■ Problem to work on
Print only the lines from the top of the data through the line with "minimum width=257pt, minimum", both included, skipping every picture.

■ Material provided
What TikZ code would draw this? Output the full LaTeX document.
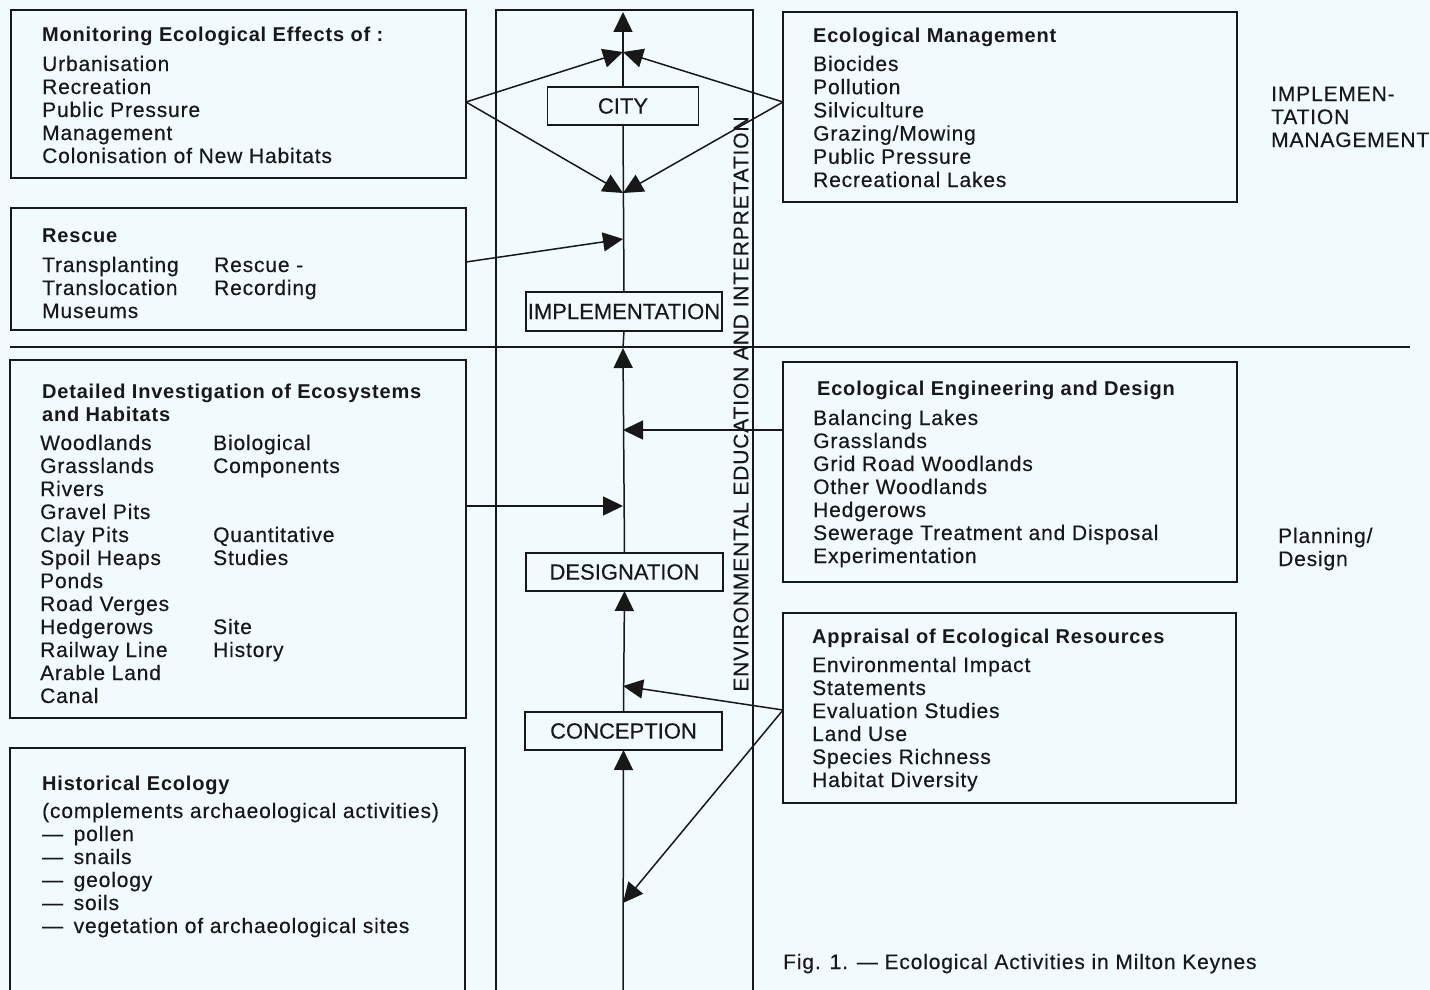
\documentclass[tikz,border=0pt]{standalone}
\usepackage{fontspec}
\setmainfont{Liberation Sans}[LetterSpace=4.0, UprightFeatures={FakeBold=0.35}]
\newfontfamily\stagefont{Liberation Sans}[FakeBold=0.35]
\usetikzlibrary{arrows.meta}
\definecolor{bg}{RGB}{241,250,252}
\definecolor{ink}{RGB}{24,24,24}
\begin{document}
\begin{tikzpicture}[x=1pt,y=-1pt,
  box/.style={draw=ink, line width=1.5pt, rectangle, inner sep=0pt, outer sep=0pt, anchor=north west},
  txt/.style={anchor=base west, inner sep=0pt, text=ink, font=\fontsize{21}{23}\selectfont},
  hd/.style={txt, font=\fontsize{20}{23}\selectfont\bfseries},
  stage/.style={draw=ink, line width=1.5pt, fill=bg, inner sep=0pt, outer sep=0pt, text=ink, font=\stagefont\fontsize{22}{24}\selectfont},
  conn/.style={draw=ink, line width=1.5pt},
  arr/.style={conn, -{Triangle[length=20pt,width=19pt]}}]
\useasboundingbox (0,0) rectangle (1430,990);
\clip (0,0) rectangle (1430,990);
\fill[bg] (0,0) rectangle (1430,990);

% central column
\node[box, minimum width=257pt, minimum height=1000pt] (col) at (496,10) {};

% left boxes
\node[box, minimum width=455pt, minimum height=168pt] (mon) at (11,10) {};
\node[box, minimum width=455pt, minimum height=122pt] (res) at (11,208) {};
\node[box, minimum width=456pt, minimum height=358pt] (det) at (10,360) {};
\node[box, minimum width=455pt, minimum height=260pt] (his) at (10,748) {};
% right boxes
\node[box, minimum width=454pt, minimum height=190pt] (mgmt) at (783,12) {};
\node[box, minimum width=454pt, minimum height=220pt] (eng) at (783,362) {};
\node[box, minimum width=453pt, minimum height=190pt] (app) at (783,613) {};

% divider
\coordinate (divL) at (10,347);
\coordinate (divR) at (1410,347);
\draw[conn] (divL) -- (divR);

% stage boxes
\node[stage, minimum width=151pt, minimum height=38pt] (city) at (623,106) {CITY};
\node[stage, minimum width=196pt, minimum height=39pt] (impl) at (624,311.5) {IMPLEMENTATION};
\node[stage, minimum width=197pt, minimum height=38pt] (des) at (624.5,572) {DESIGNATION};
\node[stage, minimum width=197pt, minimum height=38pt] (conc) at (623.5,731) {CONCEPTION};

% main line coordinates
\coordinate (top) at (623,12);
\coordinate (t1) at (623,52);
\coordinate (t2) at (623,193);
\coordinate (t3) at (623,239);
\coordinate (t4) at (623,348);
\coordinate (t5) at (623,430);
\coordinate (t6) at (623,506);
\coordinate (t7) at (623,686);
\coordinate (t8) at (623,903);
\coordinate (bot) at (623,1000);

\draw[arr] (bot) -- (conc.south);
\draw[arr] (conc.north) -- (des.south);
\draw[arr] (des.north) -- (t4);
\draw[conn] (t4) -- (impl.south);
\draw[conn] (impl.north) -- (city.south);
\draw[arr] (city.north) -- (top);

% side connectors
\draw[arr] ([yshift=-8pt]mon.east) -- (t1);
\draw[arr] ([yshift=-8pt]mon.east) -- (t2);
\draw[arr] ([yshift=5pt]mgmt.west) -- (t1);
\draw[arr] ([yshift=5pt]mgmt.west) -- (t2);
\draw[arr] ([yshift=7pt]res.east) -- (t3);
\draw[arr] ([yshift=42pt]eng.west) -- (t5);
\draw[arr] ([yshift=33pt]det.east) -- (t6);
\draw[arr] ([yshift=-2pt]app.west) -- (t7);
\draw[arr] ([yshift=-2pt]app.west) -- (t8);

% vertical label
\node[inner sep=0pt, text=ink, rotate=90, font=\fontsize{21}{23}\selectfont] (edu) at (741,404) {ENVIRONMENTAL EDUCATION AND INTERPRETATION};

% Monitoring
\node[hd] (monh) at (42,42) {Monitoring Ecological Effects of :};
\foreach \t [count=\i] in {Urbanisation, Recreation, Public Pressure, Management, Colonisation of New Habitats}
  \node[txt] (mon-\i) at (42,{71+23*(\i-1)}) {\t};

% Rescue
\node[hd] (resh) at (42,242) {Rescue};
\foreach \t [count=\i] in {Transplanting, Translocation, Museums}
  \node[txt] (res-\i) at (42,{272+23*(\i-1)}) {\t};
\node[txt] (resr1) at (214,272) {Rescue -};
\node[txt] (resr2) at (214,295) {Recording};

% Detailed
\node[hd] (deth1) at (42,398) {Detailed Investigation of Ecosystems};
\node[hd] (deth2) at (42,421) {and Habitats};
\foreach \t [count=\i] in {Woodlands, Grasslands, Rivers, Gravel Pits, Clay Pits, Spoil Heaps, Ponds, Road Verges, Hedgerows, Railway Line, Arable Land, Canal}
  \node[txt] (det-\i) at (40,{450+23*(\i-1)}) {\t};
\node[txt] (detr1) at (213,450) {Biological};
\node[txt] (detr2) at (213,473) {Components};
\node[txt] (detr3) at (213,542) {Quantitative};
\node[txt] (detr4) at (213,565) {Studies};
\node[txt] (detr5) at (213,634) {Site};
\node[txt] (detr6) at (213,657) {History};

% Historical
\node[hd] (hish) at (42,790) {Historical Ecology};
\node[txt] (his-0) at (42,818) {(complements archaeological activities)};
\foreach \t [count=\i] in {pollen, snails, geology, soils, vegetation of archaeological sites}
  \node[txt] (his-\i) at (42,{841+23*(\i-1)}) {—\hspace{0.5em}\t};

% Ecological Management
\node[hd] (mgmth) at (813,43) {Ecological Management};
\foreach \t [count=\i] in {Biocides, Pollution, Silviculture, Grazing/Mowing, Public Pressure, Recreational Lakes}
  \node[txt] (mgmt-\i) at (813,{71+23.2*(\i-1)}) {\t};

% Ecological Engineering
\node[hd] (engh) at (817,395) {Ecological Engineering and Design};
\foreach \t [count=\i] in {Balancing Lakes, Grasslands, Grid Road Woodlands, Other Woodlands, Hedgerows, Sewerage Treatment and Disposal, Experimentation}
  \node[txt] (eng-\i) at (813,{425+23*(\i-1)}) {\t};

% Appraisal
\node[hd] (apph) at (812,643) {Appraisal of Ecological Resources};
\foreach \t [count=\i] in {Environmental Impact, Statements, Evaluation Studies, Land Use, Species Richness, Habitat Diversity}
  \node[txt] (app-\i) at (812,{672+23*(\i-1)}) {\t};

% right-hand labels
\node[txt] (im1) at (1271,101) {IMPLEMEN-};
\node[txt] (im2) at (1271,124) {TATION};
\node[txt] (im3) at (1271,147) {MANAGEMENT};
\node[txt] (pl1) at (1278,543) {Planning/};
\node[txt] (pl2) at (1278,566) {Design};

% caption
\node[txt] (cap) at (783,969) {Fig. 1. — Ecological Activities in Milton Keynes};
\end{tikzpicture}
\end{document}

■ Result
What TikZ code would draw this? Output the full LaTeX document.
\documentclass[tikz,border=0pt]{standalone}
\usepackage{fontspec}
\setmainfont{Liberation Sans}[LetterSpace=4.0, UprightFeatures={FakeBold=0.35}]
\newfontfamily\stagefont{Liberation Sans}[FakeBold=0.35]
\usetikzlibrary{arrows.meta}
\definecolor{bg}{RGB}{241,250,252}
\definecolor{ink}{RGB}{24,24,24}
\begin{document}
\begin{tikzpicture}[x=1pt,y=-1pt,
  box/.style={draw=ink, line width=1.5pt, rectangle, inner sep=0pt, outer sep=0pt, anchor=north west},
  txt/.style={anchor=base west, inner sep=0pt, text=ink, font=\fontsize{21}{23}\selectfont},
  hd/.style={txt, font=\fontsize{20}{23}\selectfont\bfseries},
  stage/.style={draw=ink, line width=1.5pt, fill=bg, inner sep=0pt, outer sep=0pt, text=ink, font=\stagefont\fontsize{22}{24}\selectfont},
  conn/.style={draw=ink, line width=1.5pt},
  arr/.style={conn, -{Triangle[length=20pt,width=19pt]}}]
\useasboundingbox (0,0) rectangle (1430,990);
\clip (0,0) rectangle (1430,990);
\fill[bg] (0,0) rectangle (1430,990);

% central column
\node[box, minimum width=257pt, minimum height=1000pt] (col) at (496,10) {};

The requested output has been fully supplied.